- _Written instruction_
Return only the lines from the top of the data down to the one that holds "const BEST_COLOR = 'rgba(60,185,60,0.8)';", both included, without any pictures.

- _Data section_
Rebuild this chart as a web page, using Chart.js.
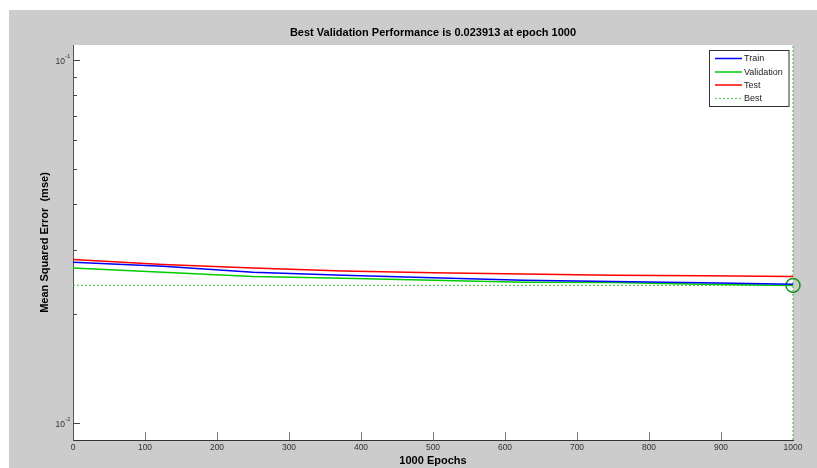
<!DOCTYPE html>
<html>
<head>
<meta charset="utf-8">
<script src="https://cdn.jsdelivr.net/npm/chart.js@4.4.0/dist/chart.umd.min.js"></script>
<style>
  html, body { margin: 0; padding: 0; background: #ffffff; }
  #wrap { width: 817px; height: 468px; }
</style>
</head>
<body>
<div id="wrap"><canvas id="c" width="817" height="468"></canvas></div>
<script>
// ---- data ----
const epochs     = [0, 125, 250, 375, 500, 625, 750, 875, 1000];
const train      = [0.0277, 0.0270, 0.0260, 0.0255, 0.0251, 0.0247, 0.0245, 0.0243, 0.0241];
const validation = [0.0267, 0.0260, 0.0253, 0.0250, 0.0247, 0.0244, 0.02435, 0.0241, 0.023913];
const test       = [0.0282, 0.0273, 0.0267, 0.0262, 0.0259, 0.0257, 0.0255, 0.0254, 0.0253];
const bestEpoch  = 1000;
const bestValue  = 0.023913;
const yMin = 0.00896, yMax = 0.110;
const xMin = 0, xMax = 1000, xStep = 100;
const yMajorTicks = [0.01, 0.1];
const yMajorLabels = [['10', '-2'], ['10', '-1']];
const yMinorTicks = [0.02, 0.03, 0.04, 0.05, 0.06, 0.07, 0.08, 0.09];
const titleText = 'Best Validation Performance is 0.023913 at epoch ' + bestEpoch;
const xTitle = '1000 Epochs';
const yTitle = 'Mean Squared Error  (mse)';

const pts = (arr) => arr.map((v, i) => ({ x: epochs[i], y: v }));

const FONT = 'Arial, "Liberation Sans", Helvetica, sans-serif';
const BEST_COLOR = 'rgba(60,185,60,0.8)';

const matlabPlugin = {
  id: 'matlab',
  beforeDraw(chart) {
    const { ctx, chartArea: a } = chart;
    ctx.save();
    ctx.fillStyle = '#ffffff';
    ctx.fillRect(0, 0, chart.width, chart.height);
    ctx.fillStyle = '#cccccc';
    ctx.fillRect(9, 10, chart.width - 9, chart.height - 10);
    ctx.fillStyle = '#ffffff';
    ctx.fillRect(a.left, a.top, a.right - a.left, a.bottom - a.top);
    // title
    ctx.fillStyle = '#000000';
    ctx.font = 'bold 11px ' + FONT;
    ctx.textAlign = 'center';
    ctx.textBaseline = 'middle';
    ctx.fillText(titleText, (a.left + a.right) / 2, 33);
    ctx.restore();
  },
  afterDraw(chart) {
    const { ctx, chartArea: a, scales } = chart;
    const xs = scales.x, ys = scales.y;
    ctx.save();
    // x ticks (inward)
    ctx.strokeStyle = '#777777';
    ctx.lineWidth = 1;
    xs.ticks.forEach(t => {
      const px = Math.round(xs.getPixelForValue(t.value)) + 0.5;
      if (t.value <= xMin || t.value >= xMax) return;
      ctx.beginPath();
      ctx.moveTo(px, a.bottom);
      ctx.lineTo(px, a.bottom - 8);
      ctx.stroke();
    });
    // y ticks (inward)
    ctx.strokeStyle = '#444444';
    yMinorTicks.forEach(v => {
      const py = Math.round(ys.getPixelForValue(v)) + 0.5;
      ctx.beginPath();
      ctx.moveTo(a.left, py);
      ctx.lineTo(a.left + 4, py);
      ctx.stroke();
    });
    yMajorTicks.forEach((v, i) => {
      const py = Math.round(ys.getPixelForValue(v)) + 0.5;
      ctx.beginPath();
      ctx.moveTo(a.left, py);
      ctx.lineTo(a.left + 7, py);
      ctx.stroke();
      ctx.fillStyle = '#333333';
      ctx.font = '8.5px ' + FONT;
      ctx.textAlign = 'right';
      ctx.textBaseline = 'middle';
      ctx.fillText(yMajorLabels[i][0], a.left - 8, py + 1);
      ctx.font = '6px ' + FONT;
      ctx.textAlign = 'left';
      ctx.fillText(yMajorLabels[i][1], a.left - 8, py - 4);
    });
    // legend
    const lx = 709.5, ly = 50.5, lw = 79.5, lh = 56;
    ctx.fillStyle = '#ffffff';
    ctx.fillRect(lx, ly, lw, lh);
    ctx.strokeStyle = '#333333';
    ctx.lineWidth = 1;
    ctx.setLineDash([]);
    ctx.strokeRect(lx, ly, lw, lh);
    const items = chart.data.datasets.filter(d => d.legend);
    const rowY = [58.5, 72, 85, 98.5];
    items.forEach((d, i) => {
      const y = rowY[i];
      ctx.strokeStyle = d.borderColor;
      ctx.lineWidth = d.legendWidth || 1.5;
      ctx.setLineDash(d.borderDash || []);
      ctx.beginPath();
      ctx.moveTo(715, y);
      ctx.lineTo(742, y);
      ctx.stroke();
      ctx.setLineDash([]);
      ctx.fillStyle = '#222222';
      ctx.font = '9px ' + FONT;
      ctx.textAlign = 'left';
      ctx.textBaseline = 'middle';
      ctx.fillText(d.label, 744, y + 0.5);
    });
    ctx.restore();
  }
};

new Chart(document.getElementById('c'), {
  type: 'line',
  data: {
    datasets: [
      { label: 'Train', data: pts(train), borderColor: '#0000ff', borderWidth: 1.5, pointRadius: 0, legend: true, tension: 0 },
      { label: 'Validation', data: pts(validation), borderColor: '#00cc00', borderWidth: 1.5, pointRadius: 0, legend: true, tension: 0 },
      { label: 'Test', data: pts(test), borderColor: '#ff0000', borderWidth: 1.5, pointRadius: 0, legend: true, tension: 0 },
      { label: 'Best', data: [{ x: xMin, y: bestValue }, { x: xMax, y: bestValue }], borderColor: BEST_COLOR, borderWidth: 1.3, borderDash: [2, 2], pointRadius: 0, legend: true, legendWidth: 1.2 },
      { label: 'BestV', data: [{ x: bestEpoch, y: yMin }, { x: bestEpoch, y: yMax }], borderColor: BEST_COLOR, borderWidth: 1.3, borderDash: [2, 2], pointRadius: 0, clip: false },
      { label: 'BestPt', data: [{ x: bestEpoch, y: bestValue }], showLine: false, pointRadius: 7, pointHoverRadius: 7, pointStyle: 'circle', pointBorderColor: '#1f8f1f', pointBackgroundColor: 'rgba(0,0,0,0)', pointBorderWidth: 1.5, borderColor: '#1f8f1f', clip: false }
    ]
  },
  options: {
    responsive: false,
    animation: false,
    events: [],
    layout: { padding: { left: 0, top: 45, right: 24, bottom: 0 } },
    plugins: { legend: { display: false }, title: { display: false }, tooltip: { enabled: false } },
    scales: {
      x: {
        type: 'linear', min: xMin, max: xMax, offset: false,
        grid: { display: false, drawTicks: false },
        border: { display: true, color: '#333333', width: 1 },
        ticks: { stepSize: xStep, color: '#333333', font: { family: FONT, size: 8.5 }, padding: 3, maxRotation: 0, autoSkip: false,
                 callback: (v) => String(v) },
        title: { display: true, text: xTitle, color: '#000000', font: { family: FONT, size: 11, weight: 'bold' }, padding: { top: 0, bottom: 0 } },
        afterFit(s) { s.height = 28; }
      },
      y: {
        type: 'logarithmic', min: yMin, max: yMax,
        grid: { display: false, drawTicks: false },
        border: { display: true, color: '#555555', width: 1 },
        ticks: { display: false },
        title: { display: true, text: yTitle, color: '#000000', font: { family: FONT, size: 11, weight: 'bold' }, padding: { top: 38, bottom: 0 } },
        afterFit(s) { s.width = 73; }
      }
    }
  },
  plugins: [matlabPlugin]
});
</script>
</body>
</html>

- _Final answer_
Rebuild this chart as a web page, using Chart.js.
<!DOCTYPE html>
<html>
<head>
<meta charset="utf-8">
<script src="https://cdn.jsdelivr.net/npm/chart.js@4.4.0/dist/chart.umd.min.js"></script>
<style>
  html, body { margin: 0; padding: 0; background: #ffffff; }
  #wrap { width: 817px; height: 468px; }
</style>
</head>
<body>
<div id="wrap"><canvas id="c" width="817" height="468"></canvas></div>
<script>
// ---- data ----
const epochs     = [0, 125, 250, 375, 500, 625, 750, 875, 1000];
const train      = [0.0277, 0.0270, 0.0260, 0.0255, 0.0251, 0.0247, 0.0245, 0.0243, 0.0241];
const validation = [0.0267, 0.0260, 0.0253, 0.0250, 0.0247, 0.0244, 0.02435, 0.0241, 0.023913];
const test       = [0.0282, 0.0273, 0.0267, 0.0262, 0.0259, 0.0257, 0.0255, 0.0254, 0.0253];
const bestEpoch  = 1000;
const bestValue  = 0.023913;
const yMin = 0.00896, yMax = 0.110;
const xMin = 0, xMax = 1000, xStep = 100;
const yMajorTicks = [0.01, 0.1];
const yMajorLabels = [['10', '-2'], ['10', '-1']];
const yMinorTicks = [0.02, 0.03, 0.04, 0.05, 0.06, 0.07, 0.08, 0.09];
const titleText = 'Best Validation Performance is 0.023913 at epoch ' + bestEpoch;
const xTitle = '1000 Epochs';
const yTitle = 'Mean Squared Error  (mse)';

const pts = (arr) => arr.map((v, i) => ({ x: epochs[i], y: v }));

const FONT = 'Arial, "Liberation Sans", Helvetica, sans-serif';
const BEST_COLOR = 'rgba(60,185,60,0.8)';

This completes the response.